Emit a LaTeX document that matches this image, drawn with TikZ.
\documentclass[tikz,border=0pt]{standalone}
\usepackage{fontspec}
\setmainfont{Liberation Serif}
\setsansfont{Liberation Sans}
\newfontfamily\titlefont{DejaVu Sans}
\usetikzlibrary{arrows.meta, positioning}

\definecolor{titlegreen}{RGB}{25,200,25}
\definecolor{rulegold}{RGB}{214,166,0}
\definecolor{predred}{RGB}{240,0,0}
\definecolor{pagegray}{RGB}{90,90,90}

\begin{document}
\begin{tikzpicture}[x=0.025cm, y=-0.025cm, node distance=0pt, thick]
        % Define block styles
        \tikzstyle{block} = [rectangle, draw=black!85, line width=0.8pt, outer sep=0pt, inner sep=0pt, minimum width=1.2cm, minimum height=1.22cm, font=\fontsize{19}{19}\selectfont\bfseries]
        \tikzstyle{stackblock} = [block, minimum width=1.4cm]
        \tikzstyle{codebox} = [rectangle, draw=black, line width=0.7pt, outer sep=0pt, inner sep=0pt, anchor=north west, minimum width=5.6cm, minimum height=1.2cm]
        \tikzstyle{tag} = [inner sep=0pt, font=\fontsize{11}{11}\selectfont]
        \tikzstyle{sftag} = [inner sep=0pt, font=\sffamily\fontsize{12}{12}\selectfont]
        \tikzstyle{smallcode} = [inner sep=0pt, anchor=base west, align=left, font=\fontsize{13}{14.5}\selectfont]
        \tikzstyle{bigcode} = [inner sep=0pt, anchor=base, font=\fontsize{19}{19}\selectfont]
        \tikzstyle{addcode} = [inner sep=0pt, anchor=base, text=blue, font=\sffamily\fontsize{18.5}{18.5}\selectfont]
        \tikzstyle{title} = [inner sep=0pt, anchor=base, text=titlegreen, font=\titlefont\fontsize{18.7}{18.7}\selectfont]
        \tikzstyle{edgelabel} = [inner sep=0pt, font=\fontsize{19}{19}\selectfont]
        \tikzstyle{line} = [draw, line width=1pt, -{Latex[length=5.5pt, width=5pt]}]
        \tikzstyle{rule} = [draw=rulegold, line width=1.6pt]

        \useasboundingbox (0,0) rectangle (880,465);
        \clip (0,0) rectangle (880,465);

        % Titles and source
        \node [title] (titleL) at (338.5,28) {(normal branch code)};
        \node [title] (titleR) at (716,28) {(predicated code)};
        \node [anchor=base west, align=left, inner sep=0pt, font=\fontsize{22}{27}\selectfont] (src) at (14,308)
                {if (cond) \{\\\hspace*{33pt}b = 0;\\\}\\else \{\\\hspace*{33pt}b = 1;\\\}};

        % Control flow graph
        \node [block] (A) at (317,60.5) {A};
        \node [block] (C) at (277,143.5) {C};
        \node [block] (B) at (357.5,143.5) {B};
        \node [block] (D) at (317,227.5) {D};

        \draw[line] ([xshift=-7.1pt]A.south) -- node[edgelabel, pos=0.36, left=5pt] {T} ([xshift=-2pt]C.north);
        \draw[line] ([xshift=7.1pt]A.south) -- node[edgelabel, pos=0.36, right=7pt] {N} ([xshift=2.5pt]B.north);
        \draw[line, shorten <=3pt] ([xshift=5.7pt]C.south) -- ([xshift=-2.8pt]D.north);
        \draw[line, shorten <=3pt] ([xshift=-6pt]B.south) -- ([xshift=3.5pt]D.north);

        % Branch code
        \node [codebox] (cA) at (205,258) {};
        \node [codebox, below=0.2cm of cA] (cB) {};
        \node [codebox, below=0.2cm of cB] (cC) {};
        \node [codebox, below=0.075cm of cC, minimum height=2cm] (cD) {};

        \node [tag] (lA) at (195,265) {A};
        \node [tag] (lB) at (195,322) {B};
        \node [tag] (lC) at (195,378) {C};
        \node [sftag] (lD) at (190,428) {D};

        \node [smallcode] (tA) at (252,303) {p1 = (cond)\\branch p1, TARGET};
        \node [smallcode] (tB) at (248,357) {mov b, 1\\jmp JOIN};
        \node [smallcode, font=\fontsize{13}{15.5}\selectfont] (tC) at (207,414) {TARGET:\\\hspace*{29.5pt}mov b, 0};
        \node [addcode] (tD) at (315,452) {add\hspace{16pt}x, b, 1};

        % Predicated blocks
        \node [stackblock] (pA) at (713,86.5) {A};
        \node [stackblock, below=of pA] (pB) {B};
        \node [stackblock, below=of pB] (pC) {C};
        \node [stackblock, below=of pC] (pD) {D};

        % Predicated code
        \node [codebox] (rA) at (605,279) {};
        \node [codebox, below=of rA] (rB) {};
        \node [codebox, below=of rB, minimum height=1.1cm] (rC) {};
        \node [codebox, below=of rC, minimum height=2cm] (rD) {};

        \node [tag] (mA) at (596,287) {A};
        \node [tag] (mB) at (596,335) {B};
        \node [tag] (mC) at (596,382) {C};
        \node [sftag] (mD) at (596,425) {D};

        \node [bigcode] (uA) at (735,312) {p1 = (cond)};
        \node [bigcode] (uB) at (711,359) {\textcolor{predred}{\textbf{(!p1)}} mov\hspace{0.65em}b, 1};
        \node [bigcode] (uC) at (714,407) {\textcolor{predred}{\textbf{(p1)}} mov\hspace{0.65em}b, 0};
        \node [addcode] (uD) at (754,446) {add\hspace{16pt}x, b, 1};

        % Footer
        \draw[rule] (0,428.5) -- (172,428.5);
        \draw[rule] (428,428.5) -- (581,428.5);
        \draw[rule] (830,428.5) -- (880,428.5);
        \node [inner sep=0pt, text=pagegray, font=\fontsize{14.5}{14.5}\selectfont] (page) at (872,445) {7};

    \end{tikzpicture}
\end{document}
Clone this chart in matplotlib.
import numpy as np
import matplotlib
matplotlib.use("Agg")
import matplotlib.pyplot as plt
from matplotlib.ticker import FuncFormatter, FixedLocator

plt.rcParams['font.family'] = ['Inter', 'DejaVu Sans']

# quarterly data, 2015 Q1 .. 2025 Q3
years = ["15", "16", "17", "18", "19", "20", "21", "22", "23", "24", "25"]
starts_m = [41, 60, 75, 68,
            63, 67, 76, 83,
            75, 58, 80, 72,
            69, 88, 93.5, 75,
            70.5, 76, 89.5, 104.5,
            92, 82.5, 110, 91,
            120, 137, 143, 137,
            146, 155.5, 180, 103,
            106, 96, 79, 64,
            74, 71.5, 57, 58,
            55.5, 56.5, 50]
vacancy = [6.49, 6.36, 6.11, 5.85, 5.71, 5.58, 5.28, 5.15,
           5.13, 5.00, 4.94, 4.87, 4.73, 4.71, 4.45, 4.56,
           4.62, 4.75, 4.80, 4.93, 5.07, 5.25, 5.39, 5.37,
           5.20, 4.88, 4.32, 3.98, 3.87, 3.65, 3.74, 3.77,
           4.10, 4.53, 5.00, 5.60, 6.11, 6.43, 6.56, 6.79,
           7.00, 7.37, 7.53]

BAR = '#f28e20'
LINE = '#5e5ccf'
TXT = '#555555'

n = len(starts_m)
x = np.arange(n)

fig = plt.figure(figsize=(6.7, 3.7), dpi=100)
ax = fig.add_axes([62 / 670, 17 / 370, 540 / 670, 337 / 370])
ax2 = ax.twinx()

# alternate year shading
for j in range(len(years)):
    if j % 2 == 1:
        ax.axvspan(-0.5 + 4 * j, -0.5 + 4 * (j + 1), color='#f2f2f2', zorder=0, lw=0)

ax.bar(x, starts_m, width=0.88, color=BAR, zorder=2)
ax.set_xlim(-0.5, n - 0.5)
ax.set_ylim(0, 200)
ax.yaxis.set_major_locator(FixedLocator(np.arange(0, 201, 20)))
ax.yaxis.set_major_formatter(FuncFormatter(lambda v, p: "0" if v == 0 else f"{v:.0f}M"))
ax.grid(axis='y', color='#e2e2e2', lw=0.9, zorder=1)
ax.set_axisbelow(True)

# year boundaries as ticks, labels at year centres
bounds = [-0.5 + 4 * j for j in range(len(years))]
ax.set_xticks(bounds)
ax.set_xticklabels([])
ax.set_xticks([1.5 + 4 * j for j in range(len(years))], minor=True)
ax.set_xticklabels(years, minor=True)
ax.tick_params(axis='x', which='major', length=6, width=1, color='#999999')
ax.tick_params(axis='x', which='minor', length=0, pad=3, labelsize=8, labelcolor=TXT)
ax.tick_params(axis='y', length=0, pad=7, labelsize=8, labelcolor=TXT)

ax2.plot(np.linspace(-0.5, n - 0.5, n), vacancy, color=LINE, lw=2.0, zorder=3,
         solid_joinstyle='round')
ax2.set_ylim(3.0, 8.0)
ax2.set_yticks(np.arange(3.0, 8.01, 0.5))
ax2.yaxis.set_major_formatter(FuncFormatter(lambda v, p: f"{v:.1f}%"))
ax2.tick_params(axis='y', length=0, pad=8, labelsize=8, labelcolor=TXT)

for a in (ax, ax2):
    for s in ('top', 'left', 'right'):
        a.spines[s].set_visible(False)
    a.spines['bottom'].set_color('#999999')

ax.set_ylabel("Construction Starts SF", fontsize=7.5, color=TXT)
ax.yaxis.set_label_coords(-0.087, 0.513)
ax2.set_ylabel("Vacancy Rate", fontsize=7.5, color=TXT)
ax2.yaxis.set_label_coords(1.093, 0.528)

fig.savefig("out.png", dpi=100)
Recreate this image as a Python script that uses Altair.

==*==

Exercise task — From the entries above, give again exactly the lines running from the line with "Clone this chart in matplotlib." to the line with "ax.axvspan(-0.5 + 4"; include both of those lines.

Completed task —
Clone this chart in matplotlib.
import numpy as np
import matplotlib
matplotlib.use("Agg")
import matplotlib.pyplot as plt
from matplotlib.ticker import FuncFormatter, FixedLocator

plt.rcParams['font.family'] = ['Inter', 'DejaVu Sans']

# quarterly data, 2015 Q1 .. 2025 Q3
years = ["15", "16", "17", "18", "19", "20", "21", "22", "23", "24", "25"]
starts_m = [41, 60, 75, 68,
            63, 67, 76, 83,
            75, 58, 80, 72,
            69, 88, 93.5, 75,
            70.5, 76, 89.5, 104.5,
            92, 82.5, 110, 91,
            120, 137, 143, 137,
            146, 155.5, 180, 103,
            106, 96, 79, 64,
            74, 71.5, 57, 58,
            55.5, 56.5, 50]
vacancy = [6.49, 6.36, 6.11, 5.85, 5.71, 5.58, 5.28, 5.15,
           5.13, 5.00, 4.94, 4.87, 4.73, 4.71, 4.45, 4.56,
           4.62, 4.75, 4.80, 4.93, 5.07, 5.25, 5.39, 5.37,
           5.20, 4.88, 4.32, 3.98, 3.87, 3.65, 3.74, 3.77,
           4.10, 4.53, 5.00, 5.60, 6.11, 6.43, 6.56, 6.79,
           7.00, 7.37, 7.53]

BAR = '#f28e20'
LINE = '#5e5ccf'
TXT = '#555555'

n = len(starts_m)
x = np.arange(n)

fig = plt.figure(figsize=(6.7, 3.7), dpi=100)
ax = fig.add_axes([62 / 670, 17 / 370, 540 / 670, 337 / 370])
ax2 = ax.twinx()

# alternate year shading
for j in range(len(years)):
    if j % 2 == 1:
        ax.axvspan(-0.5 + 4 * j, -0.5 + 4 * (j + 1), color='#f2f2f2', zorder=0, lw=0)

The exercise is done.